New York, July 12, 2002—The Committee to Protect Journalists (CPJ) has just learned that Mario Prada Díaz, of the weekly El Semanario Sabanero in the Santander Department in northeastern Colombia, was killed this week. His death occurred the same week in which another journalist in the region was threatened at gunpoint, one day after a paramilitary commander declared the local press a military target.
A source in Colombia told CPJ that Prada, 44, was abducted from his house in the municipality of Sabana de Torres at 11 p.m. on July 11. This morning, Prada’s body was found riddled with gunshots not far from his home. The source said that it was not clear who killed Prada, or why.
“We are saddened by the death of our colleague,” said CPJ executive director Ann Cooper. “We urge Colombian authorities to do everything they can to establish who killed Mario Prada Díaz and to bring those responsible to justice.”
Threatened at gunpoint
Earlier this week, on July 9, two unidentified gunmen accosted Anyela Muñoz, owner of the weekly El Vocero, on a street in Barrancabermeja, an oil-refining town also in Santander Department. The gunmen told her that if this week’s issue of her paper was published, someone was going to die.
This threat followed a statement by a commander of the Bloque Central Bolívar unit of the rightist paramilitary army United Self-Defense Forces of Colombia (AUC), directed at journalists in Barrancabermeja. “You either stop playing with the pain of the community, or it will be our sad obligation to execute someone so you know the pain of the people,” said the commander in a July 8 interview with the daily Vanguardia Liberal, which is based in Santander’s capital, Bucaramanga.
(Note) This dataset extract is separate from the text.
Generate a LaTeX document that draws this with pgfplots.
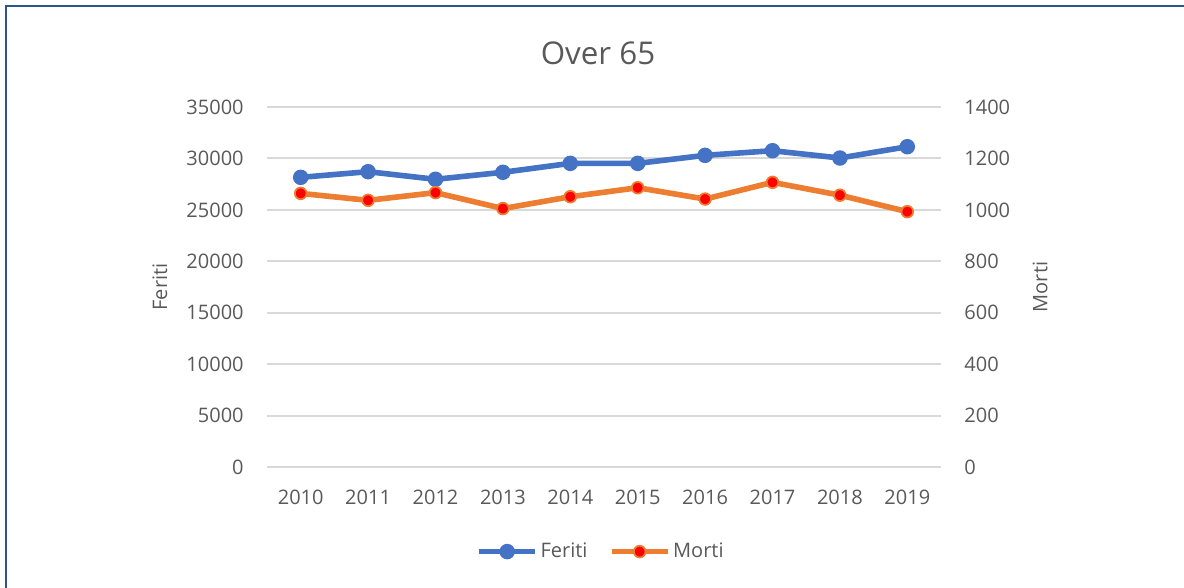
\documentclass[border=0pt]{standalone}
\usepackage{pgfplots}
\pgfplotsset{compat=1.18}
\usepackage{fontspec}
\setmainfont{Open Sans}
\definecolor{txt}{HTML}{595959}
\definecolor{gridc}{HTML}{D9D9D9}
\definecolor{blu}{HTML}{4472C4}
\definecolor{ora}{HTML}{ED7D31}
\definecolor{bord}{HTML}{2E5490}
\pgfplotstableread{
x val
0 28160
1 28710
2 27970
3 28650
4 29520
5 29520
6 30300
7 30750
8 30040
9 31140
}\feriti
\pgfplotstableread{
x val
0 1064
1 1037
2 1067
3 1005
4 1051
5 1086
6 1042
7 1107
8 1057
9 993
}\morti
\begin{document}
\begin{tikzpicture}[x=0.75pt,y=0.75pt]
\useasboundingbox (0,0) rectangle (1184,588);
\draw[bord,line width=1.5pt] (6,-2) -- (6,582) -- (1186,582);
\node[txt,font=\fontsize{23.5}{28}\selectfont] at (598,535) {Over 65};
\begin{axis}[
  at={(200.25pt,90.75pt)}, anchor=south west,
  width=505.5pt, height=270pt, scale only axis,
  xmin=-0.5, xmax=9.5, ymin=0, ymax=35000,
  xtick={0,...,9},
  xticklabels={2010,2011,2012,2013,2014,2015,2016,2017,2018,2019},
  ytick={0,5000,...,35000},
  scaled y ticks=false,
  axis line style={draw=none},
  major tick length=0,
  ymajorgrids, xmajorgrids=false, grid style={gridc, line width=1.5pt},
  tick label style={txt, font=\fontsize{15}{18}\selectfont},
  /pgf/number format/assume math mode=true,
  /pgf/number format/1000 sep={},
  yticklabel style={anchor=east, xshift=-14pt},
  xticklabel style={anchor=north, yshift=-14pt},
  ylabel={Feriti},
  ylabel style={txt, font=\fontsize{15}{18}\selectfont, at={(axis description cs:-0.159,0.5)}, anchor=center, rotate=0},
  legend style={at={(axis description cs:0.496,-0.235)}, anchor=center, draw=none, fill=none,
    legend columns=2, font=\fontsize{15}{18}\selectfont, text=txt,
    /tikz/every even column/.append style={column sep=14pt}},
  legend image code/.code={\draw[#1,mark=none] (0pt,0pt) -- (42pt,0pt); \draw[#1] plot coordinates {(21pt,0pt)};},
  clip=false,
]
\addplot[blu, line width=4.2pt, mark=*, mark size=4.8pt, mark options={fill=blu, draw=blu, line width=2pt}]
  table[x=x,y=val] {\feriti};
\addlegendentry{Feriti}
\addlegendimage{ora, line width=4.2pt, mark=*, mark size=4.4pt, mark options={fill=red, draw=ora, line width=1.3pt}}
\addlegendentry{Morti}
\end{axis}
\begin{axis}[
  at={(200.25pt,90.75pt)}, anchor=south west,
  width=505.5pt, height=270pt, scale only axis,
  xmin=-0.5, xmax=9.5, ymin=0, ymax=1400,
  axis y line*=right,
  axis x line=none,
  ytick={0,200,...,1400},
  scaled y ticks=false,
  axis line style={draw=none},
  major tick length=0,
  tick label style={txt, font=\fontsize{15}{18}\selectfont},
  /pgf/number format/assume math mode=true,
  /pgf/number format/1000 sep={},
  yticklabel style={anchor=west, xshift=14pt},
  ylabel={Morti},
  ylabel style={txt, font=\fontsize{15}{18}\selectfont, at={(axis description cs:1.147,0.5)}, anchor=center, rotate=0},
  clip=false,
]
\addplot[ora, line width=4.2pt, mark=*, mark size=4.4pt, mark options={fill=red, draw=ora, line width=1.3pt}]
  table[x=x,y=val] {\morti};
\end{axis}
\end{tikzpicture}
\end{document}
Barrancabermeja is a hotbed of violence in Colombia’s civil conflict, which began 38 years ago and pits two main leftist rebel armies against the AUC and the Colombian military. CPJ’s source said that the paramilitaries were unhappy with the Barrancabermeja media’s critical coverage of their activities.
On the same day that Muñoz was accosted and told not to publish her paper, she and journalists from other media outlets met to discuss the matter and to publish a communiqué denouncing the threats. El Vocero appeared on newsstands with the headline, “Yes to the Press.”
Following a national and international outcry, the commander who made the declaration backed down from the threats. According to the CPJ source, however, Barrancabermeja journalists are still wary of the situation.
“We remain extremely concerned about the safety of our colleagues in Barrancabermeja and the surrounding area,” said CPJ’s Cooper, “especially in light of the killing of Mario Prada Díaz.”
Journalist flees country
In a separate incident, on July 3, Astrid María Legarda Martínez, a correspondent who covers the conflict in Colombia for independent RCN Televisión, fled the country after learning that the nation’s largest rebel army was plotting to kill her.
Legarda learned of the alleged plan from a source in a high-security prison in the capital, Bogotá. She declined to identify her source but described him as reliable and said that he has connections to the leftist Revolutionary Armed Forces of Colombia (FARC)—the group that was allegedly plotting her death.